**Exercise materials**
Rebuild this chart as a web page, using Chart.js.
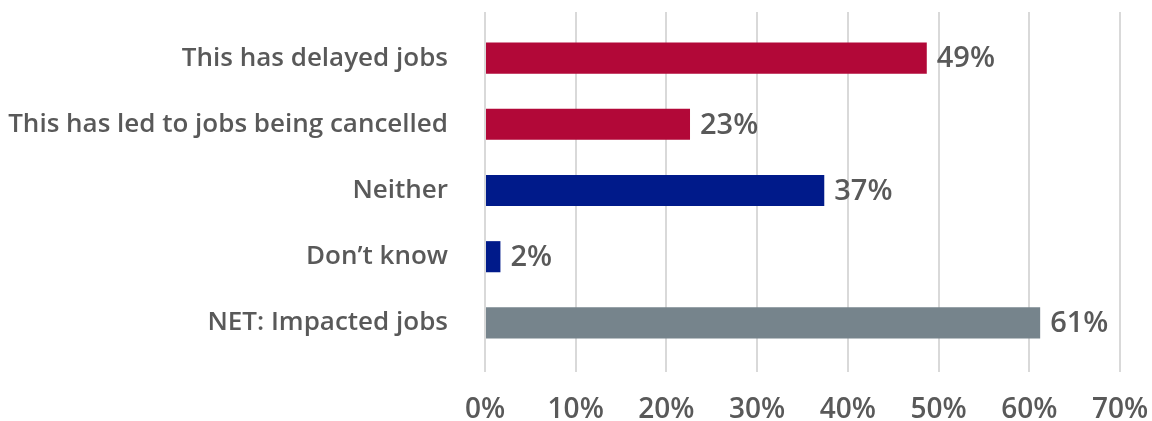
<!DOCTYPE html>
<html>
<head>
<meta charset="utf-8">
<script src="https://cdn.jsdelivr.net/npm/chart.js@4.4.1/dist/chart.umd.min.js"></script>
<style>
  html, body { margin: 0; padding: 0; background: #ffffff; }
  #wrap { width: 1152px; height: 421px; position: relative; }
</style>
</head>
<body>
<div id="wrap"><canvas id="c"></canvas></div>
<script>
const categories = [
  "This has delayed jobs",
  "This has led to jobs being cancelled",
  "Neither",
  "Don\u2019t know",
  "NET: Impacted jobs"
];
const values = [0.487, 0.226, 0.374, 0.017, 0.612];
const valueLabels = ["49%", "23%", "37%", "2%", "61%"];
const barColors = ["#B20838", "#B20838", "#001A8A", "#001A8A", "#76848C"];
const xTickMin = 0;
const xTickMax = 0.7;
const xTickStep = 0.1;

const FONT = "'Open Sans', sans-serif";
const TEXT = "#595959";
const GRID = "#D9D9D9";

const valueLabelPlugin = {
  id: "valueLabels",
  afterDatasetsDraw(chart) {
    const ctx = chart.ctx;
    const meta = chart.getDatasetMeta(0);
    ctx.save();
    ctx.font = "600 29px " + FONT;
    ctx.fillStyle = TEXT;
    ctx.textAlign = "left";
    ctx.textBaseline = "middle";
    meta.data.forEach((bar, i) => {
      ctx.fillText(valueLabels[i], bar.x + 10, bar.y + 1);
    });
    ctx.restore();
  }
};

const gridTopPlugin = {
  id: "gridTop",
  beforeDatasetsDraw(chart) {
    const ctx = chart.ctx;
    const xs = chart.scales.x;
    const top = chart.chartArea.top;
    ctx.save();
    ctx.strokeStyle = GRID;
    ctx.lineWidth = 2;
    xs.ticks.forEach(t => {
      const px = Math.round(xs.getPixelForValue(t.value));
      ctx.beginPath();
      ctx.moveTo(px, top - 13);
      ctx.lineTo(px, top);
      ctx.stroke();
    });
    ctx.restore();
  }
};

new Chart(document.getElementById("c"), {
  type: "bar",
  data: {
    labels: categories,
    datasets: [{
      data: values,
      backgroundColor: barColors,
      borderWidth: 0,
      categoryPercentage: 1.0,
      barPercentage: 0.47
    }]
  },
  options: {
    indexAxis: "y",
    responsive: true,
    maintainAspectRatio: false,
    animation: false,
    layout: { padding: { top: 25, right: 0, left: 0, bottom: 0 } },
    plugins: {
      legend: { display: false },
      tooltip: { enabled: false }
    },
    scales: {
      x: {
        min: xTickMin,
        max: xTickMax,
        border: { display: false },
        grid: { color: GRID, lineWidth: 2, drawTicks: true, tickLength: 16 },
        afterFit: s => { s.height = 65; s.paddingLeft = 0; s.paddingRight = 32; },
        ticks: {
          stepSize: xTickStep,
          padding: 21,
          color: TEXT,
          maxRotation: 0,
          font: { family: FONT, size: 28, weight: "600" },
          callback: v => Math.round(v * 100) + "%"
        }
      },
      y: {
        border: { display: false },
        grid: { display: false, drawTicks: false },
        afterFit: s => { s.width = 485; s.paddingTop = 0; s.paddingBottom = 0; },
        ticks: {
          padding: 37,
          color: TEXT,
          font: { family: FONT, size: 26, weight: "600" }
        }
      }
    }
  },
  plugins: [valueLabelPlugin, gridTopPlugin]
});
</script>
</body>
</html>
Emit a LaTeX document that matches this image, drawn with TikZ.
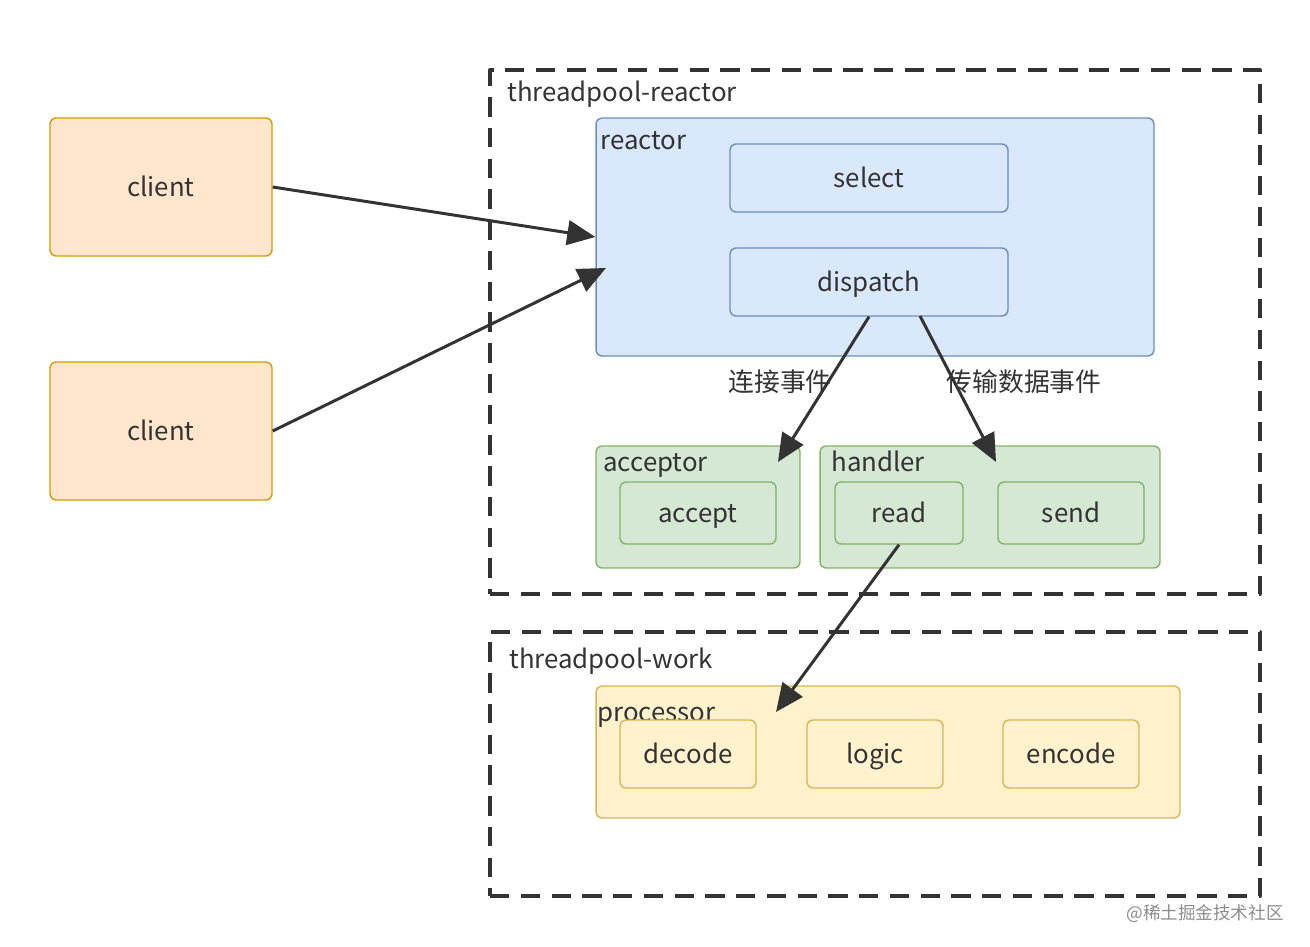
\documentclass[tikz,border=0pt]{standalone}
\usepackage{fontspec}
\setmainfont{Noto Sans CJK SC}
\usetikzlibrary{arrows.meta}
\definecolor{txt}{HTML}{333333}
\definecolor{clientfill}{HTML}{FFE6CC}
\definecolor{clientline}{HTML}{D79B00}
\definecolor{bluefill}{HTML}{DAE8FC}
\definecolor{blueline}{HTML}{6C8EBF}
\definecolor{greenfill}{HTML}{D5E8D4}
\definecolor{greenline}{HTML}{82B366}
\definecolor{yellowfill}{HTML}{FFF2CC}
\definecolor{yellowline}{HTML}{D6B656}
\begin{document}
\begin{tikzpicture}[x=0.02cm, y=-0.02cm, font=\fontsize{14.7}{17}\selectfont, text=txt, line join=round,
  >={Triangle[length=16pt, width=14pt]},
  every node/.style={text height=1.2em, text depth=0.1em},
  box/.style={draw, rounded corners=3.5pt, line width=0.8pt, inner sep=0pt},
  clientbox/.style={box, fill=clientfill, draw=clientline, minimum width=4.44cm, minimum height=2.76cm},
  bluebox/.style={box, fill=bluefill, draw=blueline},
  greenbox/.style={box, fill=greenfill, draw=greenline},
  yellowbox/.style={box, fill=yellowfill, draw=yellowline},
  pool/.style={draw=txt, line width=2pt, dash pattern=on 11pt off 6.5pt, minimum width=15.4cm, inner sep=0pt},
  title/.style={anchor=west, inner sep=0pt},
  flow/.style={->, draw=txt, line width=1.7pt}]
\useasboundingbox (0,0) rectangle (1310,946);
% clients
\node[clientbox] (client1) at (161,187) {client};
\node[clientbox] (client2) at (161,431) {client};
% threadpool-reactor
\node[pool, minimum height=10.48cm] (tpr) at (875,332) {};
\node[title] (tprlabel) at (507,92) {threadpool-reactor};
\node[bluebox, minimum width=11.16cm, minimum height=4.76cm] (reactor) at (875,237) {};
\node[title] (reactorlabel) at (600,140) {reactor};
\node[bluebox, minimum width=5.56cm, minimum height=1.36cm] (select) at (869,178) {select};
\node[bluebox, minimum width=5.56cm, minimum height=1.36cm] (dispatch) at (869,282) {dispatch};
\node[greenbox, minimum width=4.08cm, minimum height=2.44cm] (acceptor) at (698,507) {};
\node[title] (acceptorlabel) at (603,462) {acceptor};
\node[greenbox, minimum width=3.12cm, minimum height=1.24cm] (accept) at (698,513) {accept};
\node[greenbox, minimum width=6.8cm, minimum height=2.44cm] (handler) at (990,507) {};
\node[title] (handlerlabel) at (831,462) {handler};
\node[greenbox, minimum width=2.56cm, minimum height=1.24cm] (read) at (899,513) {read};
\node[greenbox, minimum width=2.92cm, minimum height=1.24cm] (send) at (1071,513) {send};
% threadpool-work
\node[pool, minimum height=5.28cm] (tpw) at (875,764) {};
\node[title] (tpwlabel) at (509,659) {threadpool-work};
\node[yellowbox, minimum width=11.68cm, minimum height=2.64cm] (processor) at (888,752) {};
\node[title] (processorlabel) at (597,712) {processor};
\node[yellowbox, minimum width=2.72cm, minimum height=1.36cm] (decode) at (688,754) {decode};
\node[yellowbox, minimum width=2.72cm, minimum height=1.36cm] (logic) at (875,754) {logic};
\node[yellowbox, minimum width=2.72cm, minimum height=1.36cm] (encode) at (1071,754) {encode};
% event labels
\node (connlabel) at (780,382) {连接事件};
\node (datalabel) at (1024,382) {传输数据事件};
\node[text=black!45, font=\fontsize{10}{11}\selectfont] (mark) at (1205,910) {@稀土掘金技术社区};
% arrows
\coordinate (rin2) at (606,268);
\coordinate (dout1) at (920,316);
\coordinate (acc) at (778,462);
\coordinate (hdl) at (996,462);
\coordinate (proc) at (776,712);
\draw[flow] (client1.east) -- (reactor.west);
\draw[flow] (client2.east) -- (rin2);
\draw[flow] (dispatch.south) -- (acc);
\draw[flow] (dout1) -- (hdl);
\draw[flow] (read.south) -- (proc);
\end{tikzpicture}
\end{document}
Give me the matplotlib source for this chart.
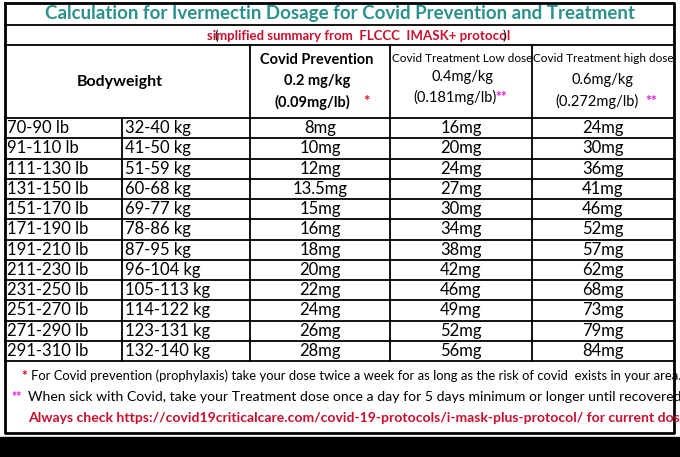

**Set problem**
Leave out the pictures and output the rest of the material exactly as written.

**Task output**
Rebuild this chart as a web page, using Chart.js.
<!DOCTYPE html>
<html>
<head>
<meta charset="utf-8">
<script src="https://cdn.jsdelivr.net/npm/chart.js@4.4.1/dist/chart.umd.min.js"></script>
<style>
  html, body { margin: 0; padding: 0; background: #ffffff; }
  #wrap { width: 1152px; height: 421px; position: relative; }
</style>
</head>
<body>
<div id="wrap"><canvas id="c"></canvas></div>
<script>
const categories = [
  "This has delayed jobs",
  "This has led to jobs being cancelled",
  "Neither",
  "Don\u2019t know",
  "NET: Impacted jobs"
];
const values = [0.487, 0.226, 0.374, 0.017, 0.612];
const valueLabels = ["49%", "23%", "37%", "2%", "61%"];
const barColors = ["#B20838", "#B20838", "#001A8A", "#001A8A", "#76848C"];
const xTickMin = 0;
const xTickMax = 0.7;
const xTickStep = 0.1;

const FONT = "'Open Sans', sans-serif";
const TEXT = "#595959";
const GRID = "#D9D9D9";

const valueLabelPlugin = {
  id: "valueLabels",
  afterDatasetsDraw(chart) {
    const ctx = chart.ctx;
    const meta = chart.getDatasetMeta(0);
    ctx.save();
    ctx.font = "600 29px " + FONT;
    ctx.fillStyle = TEXT;
    ctx.textAlign = "left";
    ctx.textBaseline = "middle";
    meta.data.forEach((bar, i) => {
      ctx.fillText(valueLabels[i], bar.x + 10, bar.y + 1);
    });
    ctx.restore();
  }
};

const gridTopPlugin = {
  id: "gridTop",
  beforeDatasetsDraw(chart) {
    const ctx = chart.ctx;
    const xs = chart.scales.x;
    const top = chart.chartArea.top;
    ctx.save();
    ctx.strokeStyle = GRID;
    ctx.lineWidth = 2;
    xs.ticks.forEach(t => {
      const px = Math.round(xs.getPixelForValue(t.value));
      ctx.beginPath();
      ctx.moveTo(px, top - 13);
      ctx.lineTo(px, top);
      ctx.stroke();
    });
    ctx.restore();
  }
};

new Chart(document.getElementById("c"), {
  type: "bar",
  data: {
    labels: categories,
    datasets: [{
      data: values,
      backgroundColor: barColors,
      borderWidth: 0,
      categoryPercentage: 1.0,
      barPercentage: 0.47
    }]
  },
  options: {
    indexAxis: "y",
    responsive: true,
    maintainAspectRatio: false,
    animation: false,
    layout: { padding: { top: 25, right: 0, left: 0, bottom: 0 } },
    plugins: {
      legend: { display: false },
      tooltip: { enabled: false }
    },
    scales: {
      x: {
        min: xTickMin,
        max: xTickMax,
        border: { display: false },
        grid: { color: GRID, lineWidth: 2, drawTicks: true, tickLength: 16 },
        afterFit: s => { s.height = 65; s.paddingLeft = 0; s.paddingRight = 32; },
        ticks: {
          stepSize: xTickStep,
          padding: 21,
          color: TEXT,
          maxRotation: 0,
          font: { family: FONT, size: 28, weight: "600" },
          callback: v => Math.round(v * 100) + "%"
        }
      },
      y: {
        border: { display: false },
        grid: { display: false, drawTicks: false },
        afterFit: s => { s.width = 485; s.paddingTop = 0; s.paddingBottom = 0; },
        ticks: {
          padding: 37,
          color: TEXT,
          font: { family: FONT, size: 26, weight: "600" }
        }
      }
    }
  },
  plugins: [valueLabelPlugin, gridTopPlugin]
});
</script>
</body>
</html>
Emit a LaTeX document that matches this image, drawn with TikZ.
\documentclass[tikz,border=0pt]{standalone}
\usepackage{fontspec}
\setmainfont{Noto Sans CJK SC}
\usetikzlibrary{arrows.meta}
\definecolor{txt}{HTML}{333333}
\definecolor{clientfill}{HTML}{FFE6CC}
\definecolor{clientline}{HTML}{D79B00}
\definecolor{bluefill}{HTML}{DAE8FC}
\definecolor{blueline}{HTML}{6C8EBF}
\definecolor{greenfill}{HTML}{D5E8D4}
\definecolor{greenline}{HTML}{82B366}
\definecolor{yellowfill}{HTML}{FFF2CC}
\definecolor{yellowline}{HTML}{D6B656}
\begin{document}
\begin{tikzpicture}[x=0.02cm, y=-0.02cm, font=\fontsize{14.7}{17}\selectfont, text=txt, line join=round,
  >={Triangle[length=16pt, width=14pt]},
  every node/.style={text height=1.2em, text depth=0.1em},
  box/.style={draw, rounded corners=3.5pt, line width=0.8pt, inner sep=0pt},
  clientbox/.style={box, fill=clientfill, draw=clientline, minimum width=4.44cm, minimum height=2.76cm},
  bluebox/.style={box, fill=bluefill, draw=blueline},
  greenbox/.style={box, fill=greenfill, draw=greenline},
  yellowbox/.style={box, fill=yellowfill, draw=yellowline},
  pool/.style={draw=txt, line width=2pt, dash pattern=on 11pt off 6.5pt, minimum width=15.4cm, inner sep=0pt},
  title/.style={anchor=west, inner sep=0pt},
  flow/.style={->, draw=txt, line width=1.7pt}]
\useasboundingbox (0,0) rectangle (1310,946);
% clients
\node[clientbox] (client1) at (161,187) {client};
\node[clientbox] (client2) at (161,431) {client};
% threadpool-reactor
\node[pool, minimum height=10.48cm] (tpr) at (875,332) {};
\node[title] (tprlabel) at (507,92) {threadpool-reactor};
\node[bluebox, minimum width=11.16cm, minimum height=4.76cm] (reactor) at (875,237) {};
\node[title] (reactorlabel) at (600,140) {reactor};
\node[bluebox, minimum width=5.56cm, minimum height=1.36cm] (select) at (869,178) {select};
\node[bluebox, minimum width=5.56cm, minimum height=1.36cm] (dispatch) at (869,282) {dispatch};
\node[greenbox, minimum width=4.08cm, minimum height=2.44cm] (acceptor) at (698,507) {};
\node[title] (acceptorlabel) at (603,462) {acceptor};
\node[greenbox, minimum width=3.12cm, minimum height=1.24cm] (accept) at (698,513) {accept};
\node[greenbox, minimum width=6.8cm, minimum height=2.44cm] (handler) at (990,507) {};
\node[title] (handlerlabel) at (831,462) {handler};
\node[greenbox, minimum width=2.56cm, minimum height=1.24cm] (read) at (899,513) {read};
\node[greenbox, minimum width=2.92cm, minimum height=1.24cm] (send) at (1071,513) {send};
% threadpool-work
\node[pool, minimum height=5.28cm] (tpw) at (875,764) {};
\node[title] (tpwlabel) at (509,659) {threadpool-work};
\node[yellowbox, minimum width=11.68cm, minimum height=2.64cm] (processor) at (888,752) {};
\node[title] (processorlabel) at (597,712) {processor};
\node[yellowbox, minimum width=2.72cm, minimum height=1.36cm] (decode) at (688,754) {decode};
\node[yellowbox, minimum width=2.72cm, minimum height=1.36cm] (logic) at (875,754) {logic};
\node[yellowbox, minimum width=2.72cm, minimum height=1.36cm] (encode) at (1071,754) {encode};
% event labels
\node (connlabel) at (780,382) {连接事件};
\node (datalabel) at (1024,382) {传输数据事件};
\node[text=black!45, font=\fontsize{10}{11}\selectfont] (mark) at (1205,910) {@稀土掘金技术社区};
% arrows
\coordinate (rin2) at (606,268);
\coordinate (dout1) at (920,316);
\coordinate (acc) at (778,462);
\coordinate (hdl) at (996,462);
\coordinate (proc) at (776,712);
\draw[flow] (client1.east) -- (reactor.west);
\draw[flow] (client2.east) -- (rin2);
\draw[flow] (dispatch.south) -- (acc);
\draw[flow] (dout1) -- (hdl);
\draw[flow] (read.south) -- (proc);
\end{tikzpicture}
\end{document}
Give me the matplotlib source for this chart.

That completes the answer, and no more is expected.